TORTURE justified in the name of national security. One can make the case that nazis gassed Jews and others in the service of THEIR national "security". A very slippery slope.
"Judges" who legalize torture and rendition are war criminals.
They must be impeached and removed from their judicial positions for violating the U.S. Constitution and international law.
Judge Hawkins wrote, in no small part:
"The state secrets doctrine is a judicial construct without foundation in the Constitution, yet its application often trumps what we ordinarily consider to be due process of law. This case now presents a classic illustration. ..."
And:
"It is true that, judicial construct though it is, the state secrets doctrine has become embedded in our controlling decisional law. Government claims of state secrets therefore must be entertained by the judiciary. But the doctrine is so dangerous as a means of hiding governmental misbehavior under the guise of national security, and so violative of common rights to due process, that courts should confine its application to the narrowest circumstances that still protect the government’s essential secrets. When, as here, the doctrine is successfully invoked at the threshold of litigation, the claims of secret are necessarily broad and hypothetical. The result is a maximum interference with the due processes of the courts, on the most general claims of state secret privilege. ..."
If the majority opinion in this case is permitted to stand, then the entire U.S. judiciary becomes mere artifice. (Of course, some would say it already is; as proven by the 5/4 Supreme Court decision in 2000 in Bush vs. Gore, in effect handing Bush the presidency when he never had the votes.)
This is madness. Esp. as it appears that "state secrets" are invoked here to protect a private corporation that made a profit by knowingly aiding and abetting torture. All of this under Obama's "Justice" Department. Hope and change my ass.
What a country.
-30-
OLE MAN RIVER: You're right about the US judiciary's role, now as mere artifice. I can't even believe this ruling... and the precedent it sets for the slippery slope of justice that may one day see many of us sliding way past the place of once-protected liberties, the very ones fought for over the course of centuries.
This phase is not only a Dark Age, it's a judicial black hole that each party willfully endorses! Few understand the dangers, nor is this type of decision likely to get ANY debate in media. Therefore most would not believe it. I'm quite sure were I to begin a discussion on this topic with two of my friends who are lawyers, they would tell me I am imagining things... or otherwise believe that our oh, so just, and ever moral, conscientious leaders would NEVER abuse the power inherent to this blank state where state power answers to no one under the guise of protected secrecy!
Where is Soros and the idea of transparency, the Open Society, in government?
I am waiting for a lightning bolt to hit the Statue of Liberty and throw down that torch... something symbolic is necessary!
Treasonous judges.
The term "Justice" is slowly disappearing from use in our country. Something other has been introduced and I dont know what it is or what word could be used to call it.
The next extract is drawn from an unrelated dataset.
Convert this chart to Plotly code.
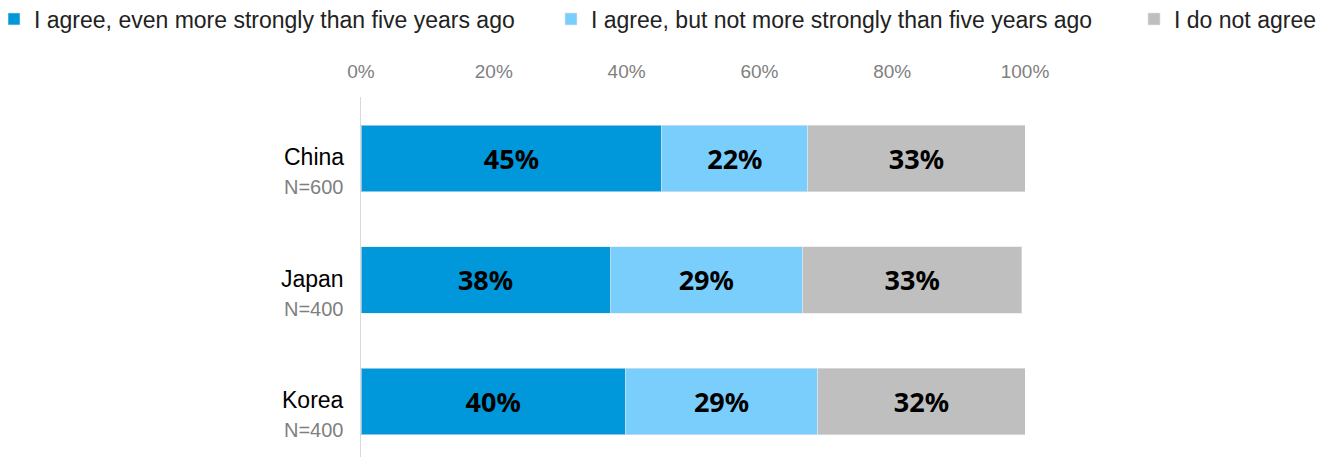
import plotly.graph_objects as go

countries = ["China", "Japan", "Korea"]
sample_sizes = ["N=600", "N=400", "N=400"]
series_names = [
    "I agree, even more strongly than five years ago",
    "I agree, but not more strongly than five years ago",
    "I do not agree",
]
agree_more = [45.3, 37.5, 39.8]
agree_same = [22.0, 29.0, 29.0]
disagree = [32.7, 33.0, 31.2]
label_more = ["45%", "38%", "40%"]
label_same = ["22%", "29%", "29%"]
label_dis = ["33%", "33%", "32%"]
colors = ["#0098DA", "#7ACEFC", "#BFBFBF"]

tick_vals = [0, 20, 40, 60, 80, 100]
tick_text = ["0%", "20%", "40%", "60%", "80%", "100%"]

legend_ids = ["legend", "legend2", "legend3"]
legend_x = [-0.5527, 0.2861, 1.1642]

fig = go.Figure()
for name, vals, labs, col, lg in zip(series_names, [agree_more, agree_same, disagree],
                                     [label_more, label_same, label_dis], colors, legend_ids):
    fig.add_trace(go.Bar(
        y=countries, x=vals, name=name, orientation="h", legend=lg,
        marker=dict(color=col, line=dict(width=1, color="rgba(230,230,230,0.6)")),
        text=labs, textposition="inside", insidetextanchor="middle",
        textfont=dict(family="Noto Sans", size=27, color="black", weight="bold"),
        textangle=0, hoverinfo="skip",
    ))

for c, n in zip(countries, sample_sizes):
    fig.add_annotation(x=0, xref="paper", y=c, yref="y", text=c, showarrow=False,
                       xanchor="right", xshift=-15, yshift=1,
                       font=dict(family="Liberation Sans, Arial", size=23, color="black"))
    fig.add_annotation(x=0, xref="paper", y=c, yref="y", text=n, showarrow=False,
                       xanchor="right", xshift=-15, yshift=-29,
                       font=dict(family="Liberation Sans, Arial", size=20, color="#7f7f7f"))

legend_common = dict(orientation="h", xanchor="left", y=1.2167, yanchor="middle",
                     font=dict(family="Liberation Sans, Arial", size=23, color="#222"),
                     itemclick=False, bgcolor="rgba(0,0,0,0)")

fig.update_layout(
    width=1321, height=449,
    barmode="stack", bargap=0.45,
    plot_bgcolor="white", paper_bgcolor="white",
    margin=dict(l=353, r=304, t=89, b=0, autoexpand=False),
    showlegend=True,
    legend=dict(x=legend_x[0], **legend_common),
    legend2=dict(x=legend_x[1], **legend_common),
    legend3=dict(x=legend_x[2], **legend_common),
    xaxis=dict(side="top", range=[0, 100], tickvals=tick_vals, ticktext=tick_text,
               showgrid=False, zeroline=False, showline=False, ticks="",
               tickfont=dict(family="Liberation Sans Narrow, Arial Narrow, Liberation Sans", size=19, color="#808080"),
               ticklabelstandoff=14),
    yaxis=dict(range=[2.457, -0.506], showticklabels=False, showgrid=False, zeroline=False,
               showline=True, linecolor="#d9d9d9", linewidth=1, ticks=""),
)

fig.write_html("out.html")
Whatever it could be called it is a manifestation of another time, when men in hoods swinging knotted ropes,meted out their "form" of "justice" to an unsuspecting and innocent populace. Is that what the future holds for our children and grandchildren? A time of chaos and anarchy and courts who cower behind the "governments" pseudo need for secrecy?
The courts and most of its judges have become bribed lackeys of men in power who pursue their own agendas of wealth and more power. The recent finding by the "Supreme Court", allowing corporations to be considered individuals making "donations" to political parties and candidates, is an example to further one of their agendas;to increase their wealth.
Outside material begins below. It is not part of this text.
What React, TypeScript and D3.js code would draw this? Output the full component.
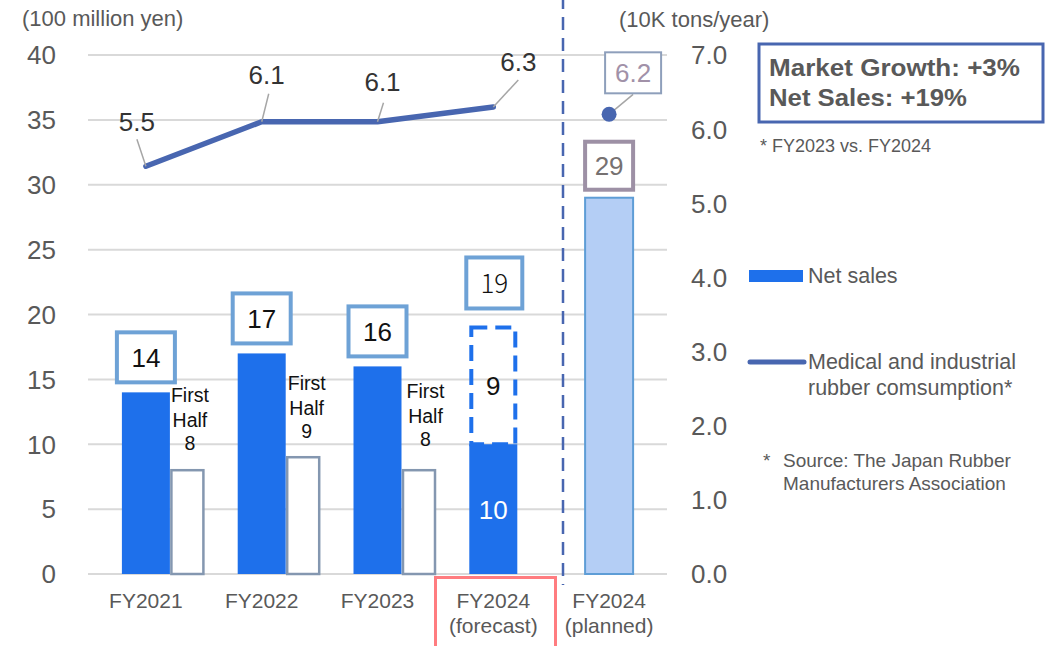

We should use another term other than "justice" to describe what is happening in our "courts" today,because "justice" does not exist in this country..........and the beat goes on.
[This is a sad day not only for the torture victims whose attempt to seek justice has been extinguished, but for all Americans who care about the rule of law and our nation’s reputation in the world. To date, not a single victim of the Bush administration’s torture program has had his day in court. If today’s decision is allowed to stand, the United States will have closed its courtroom doors to torture victims while providing complete immunity to their torturers. The torture architects and their enablers may have escaped the judgment of this court, but they will not escape the judgment of history.]
They're not protecting "national security" they're protecting the perps of 911.
With military officers joining the 911truth movement, things are going to heat up for an independent, empowered investigation.
My take on this is, as you may remember, that torture was used, not to find the perps, but to cover their tracks.
And that the answer to the question,"How do you keep that many accomplices quiet?", has just been given us by GAO---the 1200 or so "extra" intelligence/spook shops set up after the operation. On the dole, and self-policing.
Slick, treasonous, and evil.
Fucking criminals own our legal system. They have effectively rendered the executors of the law immune from the law. That is dictatorship. It certainly is not a Republic whose government is accountable to the law, and in which all people have the right to a redress of grievances. That they've given themselves license to commit any crime whatsoever, and remove themselves from accountability altogether, should prove that we are no longer living in the Republic that we had even a decade ago (and it wasn't all that lawful back then either). This has been a coup, and not a single person in this country has any legal responsibility to support, honor, or fund this terrorist organization. Loyalty to the Constitution of the U.S.A. has been destroyed, and every one of those people in the Exec, the Justice Dept., the Supreme Court, the military, and the intelligence agencies commit treason if they hold themselves loyal to this government. If Anarchy truly means lawlessness, then we live under an Anarchist government. Except, of course, that they're the 'arch' under which we're told to live.
It's interesting that all the Anarchists I know are civilized, and honor the code of decency out of compassion and of their own free will. They don't need the law to tell them do do right. This government certainly seems to need some shackles, and a gun to its head, in order to force it to comply with the law, and the will of the people.
I still want to know why we're living under the emergency 'Continuity of Government' contingencies put into place directly following the 911 attacks that were set up by the likes of Oliver North and Dick Cheney as far back as the Iran/Contra scandals, and which rendered the government complying with Congress as a matter of 'comity'.
Nobody wants bloodshed, but this government doesn't work for us anymore, and it's only a matter of time before the guns your taxes purchased will be turned on you. Of course it'll probably be some private contractor, (also paid with your money) utterly immunized from the law (even more so than the CIA - if that's possible) that does the shooting.